- [PROBLEM TO SOLVE]: Write out the opening lines of the data word for word, up to and including the line with "const freqLabels = lowFreqs.concat(highFreqs);", and leave every picture and every later line out.
** Start DATA PROVIDED **
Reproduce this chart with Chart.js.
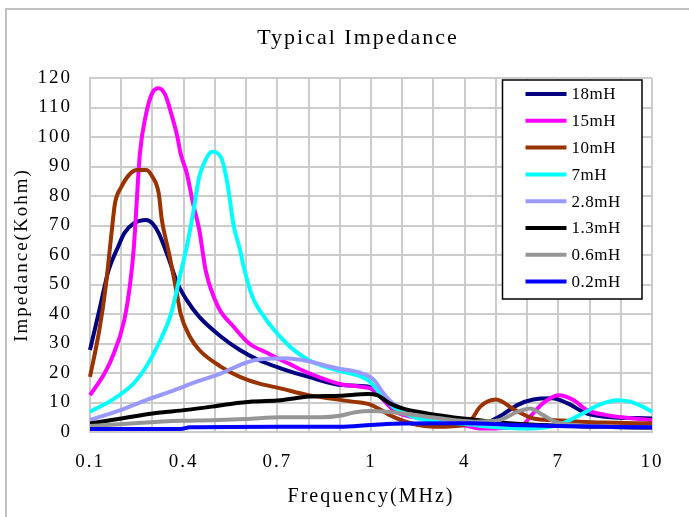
<!DOCTYPE html>
<html>
<head>
<meta charset="utf-8">
<script src="https://cdn.jsdelivr.net/npm/chart.js@4.4.1/dist/chart.umd.min.js"></script>
<style>
  html, body { margin: 0; padding: 0; background: #fff; }
  canvas { display: block; }
</style>
</head>
<body>
<canvas id="chart" width="689" height="517"></canvas>
<script>
// Frequency categories: 0.10..1.00 step 0.01, then 1.1..10.0 step 0.1
const lowFreqs = [];
for (let i = 0; i <= 90; i++) lowFreqs.push(((10 + i) / 100).toFixed(2));
const highFreqs = [];
for (let i = 1; i <= 90; i++) highFreqs.push(((10 + i) / 10).toFixed(1));
const freqLabels = lowFreqs.concat(highFreqs);

const chartTitle = 'Typical Impedance';
const seriesNames = ['18mH', '15mH', '10mH', '7mH', '2.8mH', '1.3mH', '0.6mH', '0.2mH'];
const seriesColors = ['#000080', '#ff00ff', '#993300', '#00ffff', '#9999ff', '#000000', '#969696', '#0000ff'];

// [frequency MHz, impedance Kohm]
const s18mH = [[0.10,27.8],[0.13,41.4],[0.16,55],[0.19,62.8],[0.21,67.4],[0.24,70.7],[0.28,71.9],[0.30,70.7],[0.32,67.4],[0.35,59.4],[0.38,50.4],[0.41,44.7],[0.45,39],[0.52,32.3],[0.58,27.8],[0.64,24.4],[0.71,21.6],[0.80,18.7],[0.91,15.9],[0.99,15.4],[1.3,12],[1.8,6.9],[2.6,5],[3.5,3.5],[4.5,2.5],[5.1,5.2],[5.7,9.2],[6.2,11],[6.8,11.4],[7.3,9.7],[7.9,6.3],[8.5,5.2],[10,4.6]];
const s15mH = [[0.10,12.5],[0.14,18.7],[0.17,25],[0.21,38],[0.23,51.5],[0.24,62],[0.26,94.5],[0.28,108],[0.30,115],[0.32,116.5],[0.34,114.5],[0.36,108],[0.38,100],[0.39,94.5],[0.41,87.7],[0.43,77.5],[0.45,68.5],[0.46,61.7],[0.47,55],[0.51,42.5],[0.56,35.7],[0.61,30],[0.67,26.7],[0.71,24.5],[0.74,23],[0.80,20],[0.91,16],[0.96,15.4],[1.1,14.2],[1.5,9.7],[1.8,6.9],[2.6,4.6],[4.2,1.8],[4.5,1.2],[5.8,1.8],[6.1,5.2],[6.5,9.7],[7.0,12.5],[7.5,10.8],[7.9,7.5],[8.5,5.8],[10,4]];
const s10mH = [[0.10,18.7],[0.13,34.6],[0.15,49],[0.17,68.5],[0.18,77.5],[0.20,83],[0.23,87.7],[0.25,88.8],[0.28,88.8],[0.30,86.5],[0.32,81],[0.33,72],[0.35,62],[0.36,57],[0.38,45.9],[0.39,40.2],[0.42,32.3],[0.45,27.8],[0.52,22.1],[0.58,18.7],[0.64,16.5],[0.71,14.8],[0.80,12.5],[0.94,10.3],[1.00,9.2],[1.7,5.2],[2.3,2.9],[3.1,1.8],[4.0,2.4],[4.2,4],[4.5,8.6],[5.0,11],[5.6,7.5],[6.2,4.6],[6.9,4],[7.7,3.5],[8.5,3.2],[10,2.9]];
const s7mH = [[0.10,6.9],[0.17,10.8],[0.24,16.5],[0.28,22.1],[0.32,30],[0.36,40.2],[0.39,53.8],[0.41,62.8],[0.43,74],[0.45,86.5],[0.47,92.2],[0.49,95],[0.52,93],[0.54,84.3],[0.56,70],[0.58,62],[0.59,57],[0.62,45.9],[0.65,40.2],[0.73,30],[0.80,24.4],[0.89,21],[0.99,17.6],[1.3,13.1],[1.7,8.6],[2.5,4.6],[3.3,3.5],[4.2,2.5],[4.8,1.8],[6.0,1.2],[7.0,2.4],[7.7,5.8],[8.3,9.2],[8.9,10.8],[9.3,10.3],[9.7,8.6],[10,6.9]];
const s2_8mH = [[0.10,4.1],[0.20,7.5],[0.28,10.8],[0.37,14.2],[0.44,17],[0.52,19.9],[0.58,22.7],[0.63,24.4],[0.72,25],[0.78,24.4],[0.89,21.6],[0.97,19.9],[1.1,17.6],[1.4,13.1],[1.7,9.7],[2.3,6.9],[2.9,5.2],[4.2,3],[5.8,2.5],[7.0,2],[10,1.5]];
const s1_3mH = [[0.10,2.9],[0.20,4.6],[0.30,6.3],[0.41,7.5],[0.49,8.6],[0.55,9.5],[0.62,10.3],[0.71,10.8],[0.80,12],[0.90,12.3],[0.99,12.9],[1.2,12.5],[1.6,9.7],[2.0,8],[2.8,6.3],[3.5,5.2],[4.2,4.3],[5.1,3.2],[6.4,2.4],[8.3,1.8],[10,1.4]];
const s0_6mH = [[0.10,2],[0.23,2.9],[0.39,3.8],[0.49,4],[0.60,4.4],[0.71,5],[0.84,5],[0.90,5.5],[0.95,6.7],[1.00,7.1],[1.5,6.9],[2.0,6.3],[2.8,5.2],[3.7,4],[4.3,3.5],[5.1,4],[5.7,6.9],[6.1,8],[6.5,5.8],[6.9,3.5],[7.5,2.4],[10,1.5]];
const s0_2mH = [[0.10,1],[0.39,1],[0.42,1.6],[0.71,1.8],[0.90,1.8],[1.00,2.4],[2.0,2.9],[4.2,3],[5.5,2.4],[7.0,2],[10,1.6]];
const seriesData = [s18mH, s15mH, s10mH, s7mH, s2_8mH, s1_3mH, s0_6mH, s0_2mH];

const xTickEvery = 30;   // 0.1, 0.4, 0.7, 1, 4, 7, 10
const xGridEvery = 10;

function freqKey(f) {
  return f <= 1 ? f.toFixed(2) : f.toFixed(1);
}

const serif = '"Liberation Serif", "DejaVu Serif", serif';

// text spacing to mimic the wide CJK-style font of the original
const spacing = {
  id: 'spacing',
  beforeUpdate(chart) { chart.ctx.letterSpacing = '2px'; },
  beforeDraw(chart) { chart.ctx.letterSpacing = '2px'; }
};

const frame = {
  id: 'frame',
  beforeDraw(chart) {
    const ctx = chart.ctx;
    ctx.save();
    ctx.fillStyle = '#fff';
    ctx.fillRect(0, 0, chart.width, chart.height);
    ctx.strokeStyle = '#c0c0c0';
    ctx.lineWidth = 2;
    ctx.beginPath();
    ctx.moveTo(6, chart.height);
    ctx.lineTo(6, 9);
    ctx.lineTo(chart.width, 9);
    ctx.stroke();
    ctx.restore();
  },
  afterDraw(chart) {
    // title sits a bit right of the canvas centre in the original
    const ctx = chart.ctx;
    ctx.save();
    ctx.letterSpacing = '2px';
    ctx.font = '22px ' + serif;
    ctx.fillStyle = '#000';
    ctx.textAlign = 'center';
    ctx.textBaseline = 'middle';
    ctx.fillText(chartTitle, 358, 38);
    ctx.restore();
  }
};

const boxLegend = {
  id: 'boxLegend',
  afterDraw(chart) {
    const { ctx, chartArea } = chart;
    const x = chartArea.right - 149.5, y = chartArea.top + 2, w = 139.5, h = 219;
    ctx.save();
    ctx.letterSpacing = '0.5px';
    ctx.fillStyle = '#fff';
    ctx.fillRect(x, y, w, h);
    ctx.strokeStyle = '#000';
    ctx.lineWidth = 1.5;
    ctx.strokeRect(x, y, w, h);
    ctx.font = '17px ' + serif;
    ctx.textBaseline = 'middle';
    chart.data.datasets.forEach((ds, i) => {
      const ly = y + 14 + i * 26.8;
      ctx.strokeStyle = ds.borderColor;
      ctx.lineWidth = 4;
      ctx.beginPath();
      ctx.moveTo(x + 23, ly);
      ctx.lineTo(x + 64, ly);
      ctx.stroke();
      ctx.fillStyle = '#000';
      ctx.fillText(ds.label, x + 69, ly + 1);
    });
    ctx.restore();
  }
};

const datasets = seriesNames.map((name, i) => ({
  label: name,
  data: seriesData[i].map(p => ({ x: freqKey(p[0]), y: p[1] })),
  borderColor: seriesColors[i],
  backgroundColor: seriesColors[i],
  borderWidth: 4,
  pointRadius: 0,
  fill: false,
  cubicInterpolationMode: 'monotone',
  order: seriesNames.length - 1 - i
}));

new Chart(document.getElementById('chart'), {
  type: 'line',
  data: { labels: freqLabels, datasets: datasets },
  options: {
    responsive: false,
    animation: false,
    devicePixelRatio: 1,
    layout: { padding: { left: 0, right: 37, top: 78, bottom: 0 } },
    plugins: {
      legend: { display: false },
      tooltip: { enabled: false },
      title: { display: false }
    },
    scales: {
      x: {
        type: 'category',
        offset: false,
        afterFit: s => { s.height = 85; },
        grid: {
          color: c => (c.index % xGridEvery === 0 ? '#cccccc' : 'rgba(0,0,0,0)'),
          lineWidth: 2,
          drawTicks: false
        },
        border: { color: '#cccccc', width: 2 },
        ticks: {
          autoSkip: false,
          maxRotation: 0,
          padding: 19,
          color: '#000',
          font: { family: serif, size: 19 },
          callback: (v, i) => (i % xTickEvery === 0 ? String(Number(freqLabels[i])) : '')
        },
        title: {
          display: true,
          text: 'Frequency(MHz)',
          color: '#000',
          font: { family: serif, size: 20 },
          padding: { top: 0, bottom: 8 }
        }
      },
      y: {
        min: 0,
        max: 120,
        afterFit: s => { s.width = 90; },
        grid: { color: '#cccccc', lineWidth: 2, drawTicks: false },
        border: { color: '#cccccc', width: 2 },
        ticks: {
          stepSize: 10,
          padding: 18,
          color: '#000',
          font: { family: serif, size: 19 }
        },
        title: {
          display: true,
          text: 'Impedance(Kohm)',
          color: '#000',
          font: { family: serif, size: 19 },
          padding: { top: 11, bottom: 0 }
        }
      }
    }
  },
  plugins: [spacing, frame, boxLegend]
});
</script>
</body>
</html>
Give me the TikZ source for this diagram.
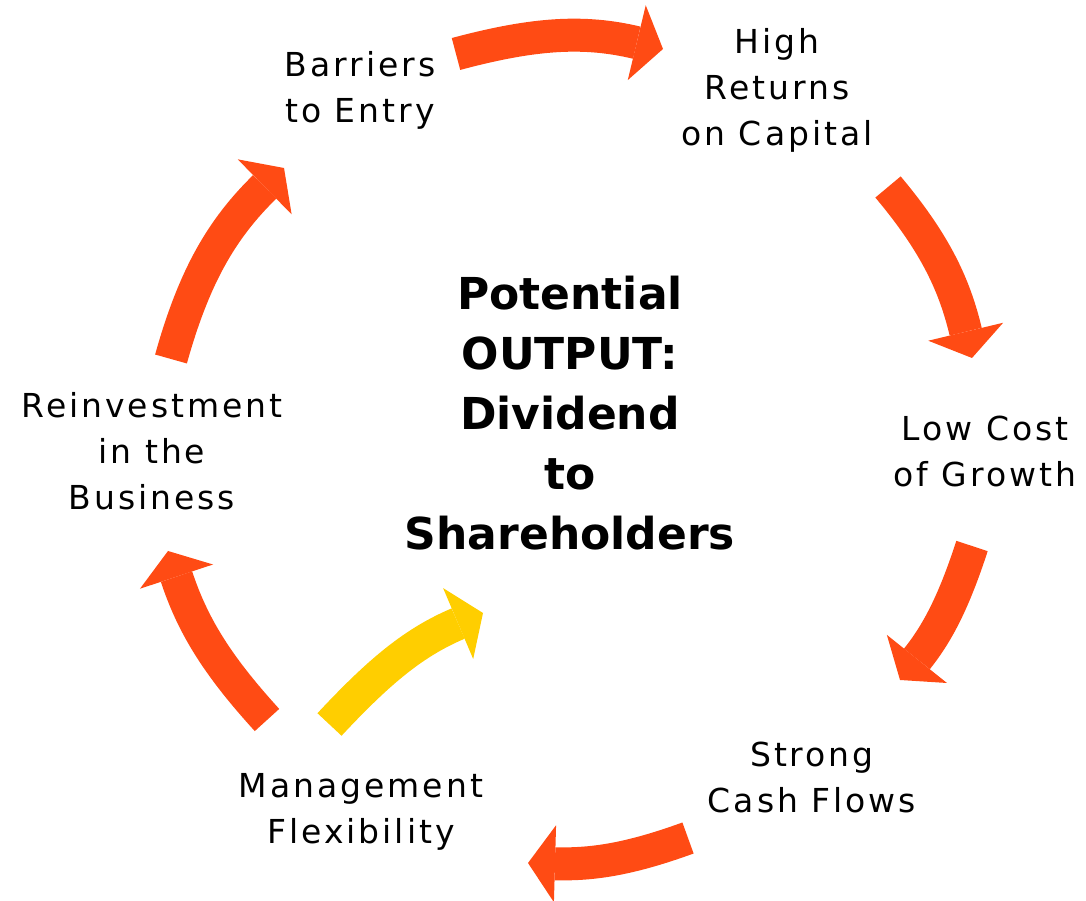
\documentclass[tikz,border=0pt]{standalone}
\usepackage{fontspec}
\usepackage{tikz}
\usetikzlibrary{arrows.meta}
\newfontfamily\lblfont[LetterSpace=9]{DejaVu Sans}
\newfontfamily\ctrfont{DejaVu Sans}
\definecolor{cycorange}{RGB}{255,75,20}
\definecolor{cycyellow}{RGB}{255,206,0}

\begin{document}
\begin{tikzpicture}[x=1pt,y=1pt,
    lbl/.style={align=center,inner sep=0pt,font=\lblfont\fontsize{33}{46}\selectfont},
    cyc/.style={line width=33pt,draw=cycorange,-{Triangle[length=27pt,width=77pt,line width=0pt]}}]
  \useasboundingbox (0,0) rectangle (1086,901);
  % labels round the cycle
  \node[lbl] (barriers) at (360,811) {Barriers\\to Entry};
  \node[lbl] (returns) at (777,811) {High\\Returns\\on Capital};
  \node[lbl] (lowcost) at (985,450) {Low Cost\\of Growth};
  \node[lbl] (cashflow) at (812,124) {Strong\\Cash Flows};
  \node[lbl] (mgmt) at (361,89) {Management\\Flexibility};
  \node[lbl] (reinvest) at (152,450) {Reinvestment\\in the\\Business};
  \node[align=center,inner sep=0pt,font=\ctrfont\bfseries\fontsize{44}{60}\selectfont]
    (output) at (570,488) {Potential\\OUTPUT:\\Dividend\\to\\Shareholders};
  % arrow ends
  \coordinate (a1s) at (456,847);  \coordinate (a1e) at (663,852);
  \coordinate (a2s) at (888,714);  \coordinate (a2e) at (972,543);
  \coordinate (a3s) at (972,355);  \coordinate (a3e) at (900,221);
  \coordinate (a4s) at (688,63);   \coordinate (a4e) at (528,38);
  \coordinate (a5s) at (267,181);  \coordinate (a5e) at (168,350);
  \coordinate (a6s) at (171,542);  \coordinate (a6e) at (284,733);
  \coordinate (a7s) at (329.5,176.5); \coordinate (a7e) at (483,288);
  \draw[cyc] (a1s) to[out=15,in=166.5] (a1e);
  \draw[cyc] (a2s) to[out=-50,in=103.5] (a2e);
  \draw[cyc] (a3s) to[out=-108,in=51.3] (a3e);
  \draw[cyc] (a4s) to[out=200,in=-1.6] (a4e);
  \draw[cyc] (a5s) to[bend left=12] (a5e);
  \draw[cyc] (a6s) to[bend left=15] (a6e);
  \draw[cyc,draw=cycyellow] (a7s) to[out=47,in=203] (a7e);
\end{tikzpicture}
\end{document}
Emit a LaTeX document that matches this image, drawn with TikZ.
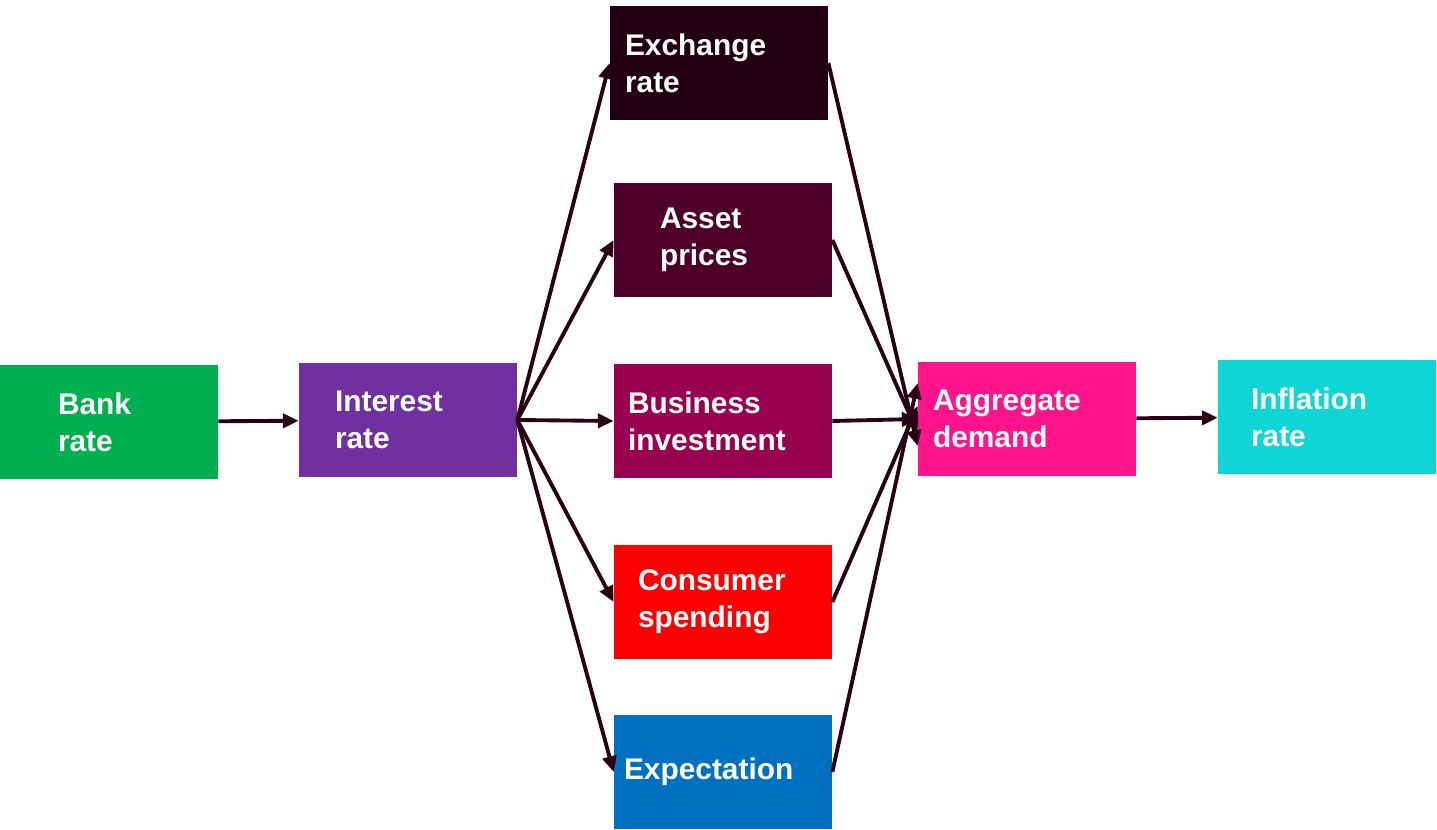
** End DATA PROVIDED **
- [TASK OUTPUT]:
Reproduce this chart with Chart.js.
<!DOCTYPE html>
<html>
<head>
<meta charset="utf-8">
<script src="https://cdn.jsdelivr.net/npm/chart.js@4.4.1/dist/chart.umd.min.js"></script>
<style>
  html, body { margin: 0; padding: 0; background: #fff; }
  canvas { display: block; }
</style>
</head>
<body>
<canvas id="chart" width="689" height="517"></canvas>
<script>
// Frequency categories: 0.10..1.00 step 0.01, then 1.1..10.0 step 0.1
const lowFreqs = [];
for (let i = 0; i <= 90; i++) lowFreqs.push(((10 + i) / 100).toFixed(2));
const highFreqs = [];
for (let i = 1; i <= 90; i++) highFreqs.push(((10 + i) / 10).toFixed(1));
const freqLabels = lowFreqs.concat(highFreqs);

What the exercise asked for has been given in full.